2 Bepaal de juiste plaatsing van de moederbordeenheid door de inkepingen op de onderzijde van het
moederbord uit te lijnen met de lipjes op de computer.
3 Schuif de moederbordeenheid naar de achterzijde van de computer totdat de moederbordeenheid
op zijn plaats klikt.
4 Breng de twee schroeven aan om de moederbordeenheid aan het chassis te bevestigen.
5 Breng de schroefgaten op de kaartventilatoreenheid op één lijn met de schroefgaten op de
moederbordeenheid en bevestig de twee schroeven om de kaartventilatoreenheid te bevestigen.

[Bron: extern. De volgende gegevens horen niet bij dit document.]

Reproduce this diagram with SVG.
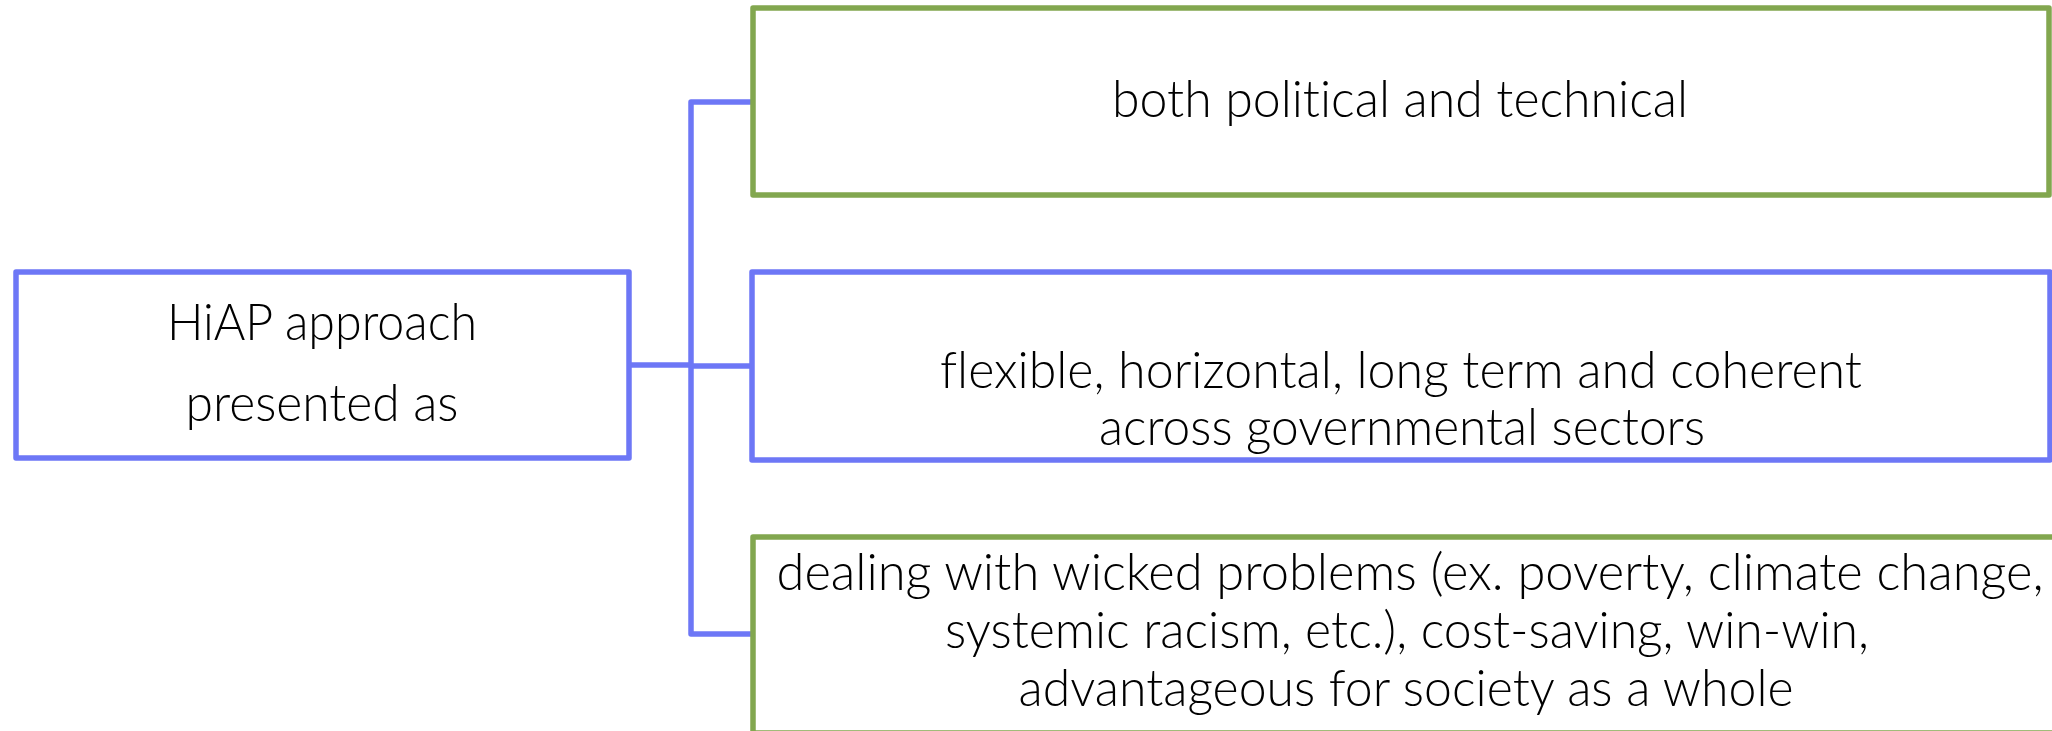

6 Sluit de ventilatorkabel aan op de FAN_CAGE-connector op het moederbord (zie "Componenten
op moederbord" op pagina 97).
7 Plaats eventuele verwijderde uitbreidingskaarten terug (zie "PCI- en PCI Express-kaarten plaatsen"
op pagina 106).
8 Breng alle onderdelen weer aan die u van het moederbord hebt verwijderd.
9 Sluit alle kabels weer aan op het moederbord.
10 Plaats de computerkap terug (zie "De computerkap terugplaatsen" op pagina 173).
KENNISGEVING:
Wanneer u een netwerkkabel aansluit, dient u deze eerst op de netwerkpoort of het netwerkap-
paraat en vervolgens op de computer aan te sluiten.
11 Sluit uw computer en apparaten aan op het lichtnet en zet ze vervolgens aan.
12 Voer indien nodig een "flash" van het systeem-BIOS uit.
OPMERKING:
Zie support.dell.com voor meer informatie over het flashen van het systeem-BIOS.